Why didn’t you bring up Spunkmouth or Eat Some Ass? There’s some mighty fine jerk material there, and, like all the sites I’m associated with, it’s a true value.

This is a perfect segue into the Bargain that is Internet Porn…let The Digression begin:

Perverts of the World Rejoice! (And let’s face it, that’s most of us).

Remember in the old, old, days, when slick, glossy, hardcore magazines cost fifty or a hundred bucks? And you had to actually go to a movie theater and sit next to people even more perverted than yourself, and jack next to them as the movie played on the screen? Oh, and nope — no rewinding to see that pop shot again!

Of course you don’t recall that, cause even I am not that old. (However, I do remember being 11 or 12 and walking by the Kiva Theater in Old Town Scottsdale and seeing TELL THEM JOHNNY WADD IS HERE on their marquee.)

Really.

And I recall being 17 when my family shelled out 500 clams for our first VCR, and heading right to the local Mom-And-Pop video rental shop, where, in the back room — behind the blue curtain — lay Paradise.

$5 per title per day allowed me to beat off like a monkey in the zoo.

And now, internet porn!

Join any of our sites, and you’ll get heaps and mounds at The Jack Shack for about a dollar a day, and no sitting next to perverts in filthy, cum-stained theater seats, and no video clerk at Mom-And-Pop’s shop knowing all your secret perversions.
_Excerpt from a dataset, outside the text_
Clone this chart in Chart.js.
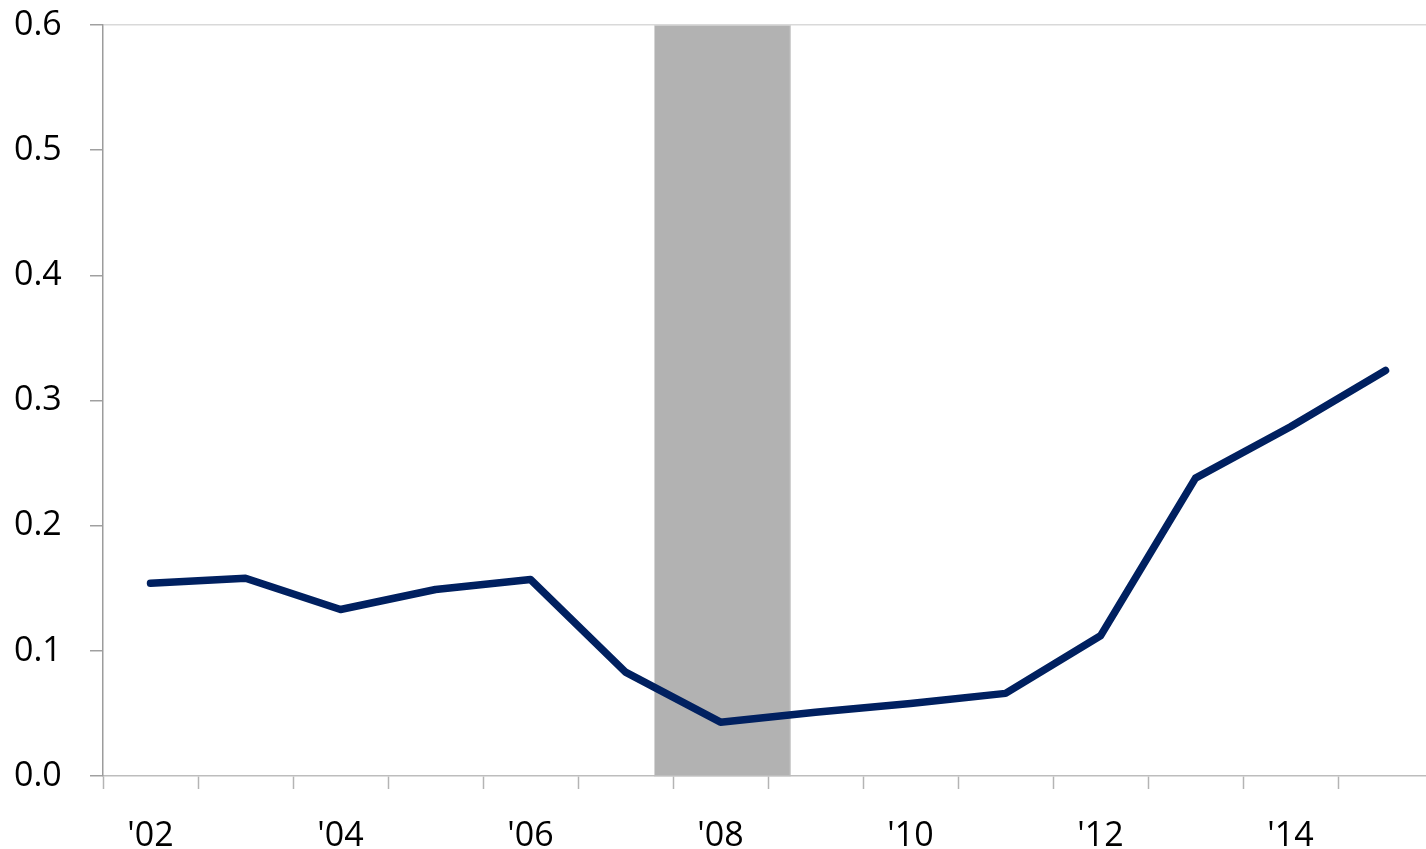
<!DOCTYPE html>
<html>
<head>
<meta charset="utf-8">
<script src="https://cdn.jsdelivr.net/npm/chart.js@4/dist/chart.umd.min.js"></script>
<style>
  html, body { margin: 0; padding: 0; background: #fff; overflow: hidden; }
  #wrap { width: 1440px; height: 849px; }
</style>
</head>
<body>
<div id="wrap"><canvas id="c" width="1440" height="849" style="width:1440px;height:849px"></canvas></div>
<script>
const years = ["'02", "'03", "'04", "'05", "'06", "'07", "'08", "'09", "'10", "'11", "'12", "'13", "'14", "'15"];
const values = [0.154, 0.158, 0.133, 0.149, 0.157, 0.083, 0.043, 0.051, 0.058, 0.066, 0.112, 0.238, 0.279, 0.324];
const recessionStart = 5.30;   // in category-index units
const recessionEnd = 6.74;
const yMin = 0, yMax = 0.6, yStep = 0.1;

const bandPlugin = {
  id: 'recessionBand',
  beforeDraw(chart) {
    const { ctx, chartArea, scales } = chart;
    const x0 = scales.x.getPixelForValue(recessionStart);
    const x1 = scales.x.getPixelForValue(recessionEnd);
    ctx.save();
    ctx.fillStyle = '#b2b2b2';
    ctx.fillRect(x0, chartArea.top, x1 - x0, chartArea.bottom - chartArea.top);
    ctx.strokeStyle = '#d4d4d4';
    ctx.lineWidth = 1;
    ctx.strokeRect(x0 + 0.5, chartArea.top, x1 - x0 - 1, chartArea.bottom - chartArea.top);
    ctx.restore();
  }
};

const font = { family: "'Open Sans', 'Noto Sans', sans-serif", size: 34 };

new Chart(document.getElementById('c'), {
  type: 'line',
  data: {
    labels: years,
    datasets: [{
      data: values,
      borderColor: '#002060',
      borderWidth: 7.5,
      pointRadius: 0,
      pointHoverRadius: 0,
      tension: 0,
      fill: false,
      borderCapStyle: 'round',
      borderJoinStyle: 'round'
    }]
  },
  options: {
    responsive: false,
    animation: false,
    events: [],
    layout: { padding: { top: 25, right: 7, left: 14, bottom: 0 } },
    plugins: { legend: { display: false }, tooltip: { enabled: false } },
    scales: {
      x: {
        type: 'category',
        offset: true,
        afterFit(scale) { scale.height = 73; },
        grid: {
          offset: true,
          drawOnChartArea: false,
          drawTicks: true,
          tickLength: 13,
          tickColor: '#b4b4b4',
          tickWidth: 1.5
        },
        border: { display: true, color: '#bdbdbd', width: 1.5 },
        ticks: {
          autoSkip: false,
          maxRotation: 0,
          minRotation: 0,
          padding: 27,
          color: '#000',
          font: font,
          callback(val, idx) { return idx % 2 === 0 ? this.getLabelForValue(val) : ''; }
        }
      },
      y: {
        min: yMin,
        max: yMax,
        afterFit(scale) { scale.width = 89; },
        grid: {
          drawTicks: true,
          tickLength: 13,
          tickColor: '#a0a0a0',
          tickWidth: 1.5,
          color: (ctx) => (ctx.tick && Math.abs(ctx.tick.value - yMax) < 1e-9) ? '#d9d9d9' : 'rgba(0,0,0,0)',
          lineWidth: 1.5
        },
        border: { display: true, color: '#9c9c9c', width: 1.5 },
        ticks: {
          stepSize: yStep,
          padding: 0,
          crossAlign: 'far',
          color: '#000',
          font: font,
          callback(v) { return Number(v).toFixed(1); }
        }
      }
    }
  },
  plugins: [bandPlugin]
});
</script>
</body>
</html>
Trust me when I say this: Internet Porn will save the world, one load at a time.

There will come a day when all the sexually repressed folks of the world who hate everyone and everything will finally mind their own business, take a deep breath, and join a porn site! At that glorious moment months (and sometimes years!) of built-up tension will finally be released, and they’ll feel better than they ever have — so much so all the guilt and shameful feelings of sitting in front of their monitor with jizzy hands and keyboard will be lifted from their souls — and it will be on that day when The Hate will be conquered and the world will be a better place.

And I’m the one you will pat on the back and thank when that day occurs.

Why can’t the Republicans figure this out?